A better option would be to pay for the freeway via a toll paid at the time of use, and to let the toll vary based on the congestion present. In this way, consumers can adjust their consumption of a congested good, while the changing cost of the roads is paid for by those who use them.
We see congestion pricing all the time, for things like movies (think matinee prices versus twilight) and electricity (peak and off-peak charges). In fact we do it for pretty much everything for which there is a freely moving market prices for some goods vary according to different seasons of the year, different days of the week, and so on. Ultimately, variable pricing results in a more efficient (read: more people are happier) allocation of goods.
Fortunately, while congestion pricing carries with it little in the way of political horsepower, some places are still charging ahead. A story on NPR this morning discusses the experience in London, where prior to tolls for entering the central city, traffic was daily a perpetual crawl, and now traffic moves freely and area retail sales are actually up.
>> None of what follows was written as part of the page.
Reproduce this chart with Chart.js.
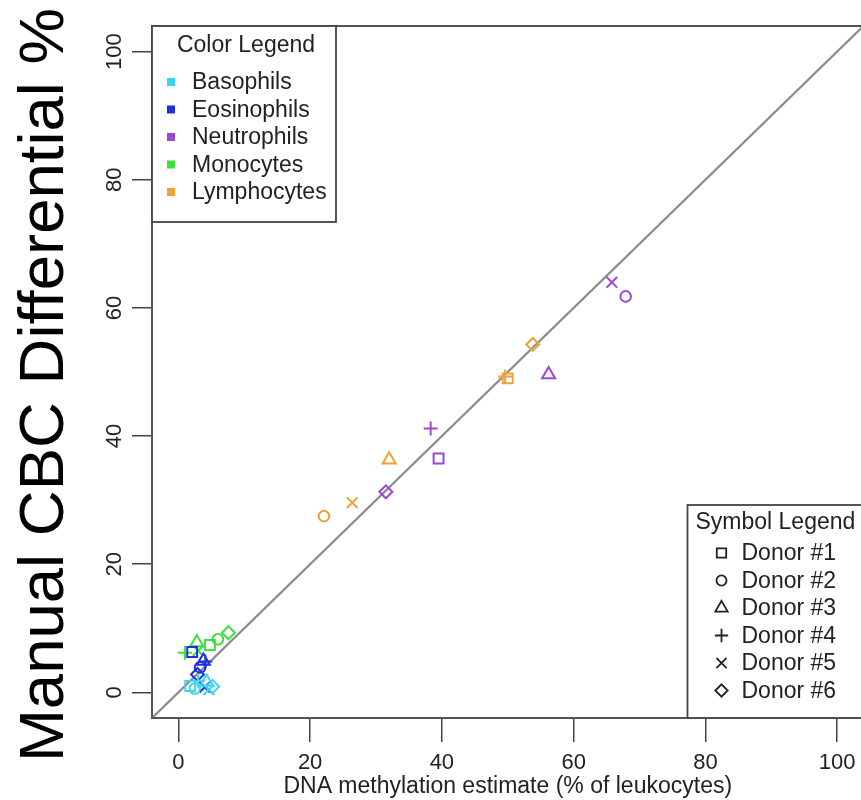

In Buses, Trains, and Automobiles: Finding the Right Transportation Mix for the Phoenix Metro Region, transportation expert John Semmens highlights the enormous projected benefits of implementing congestion pricing in the Phoenix area, comparing it to the negligible and possibly negative effects of public transit options. He also points out creative ways to set up the private construction and operation of freeways that keep down costs and still entrench incentives to maintain quality.
As it is with most things, and for that we can be grateful, the universal dynamics of supply and demand dictate that in transportation, we indeed get what we pay for.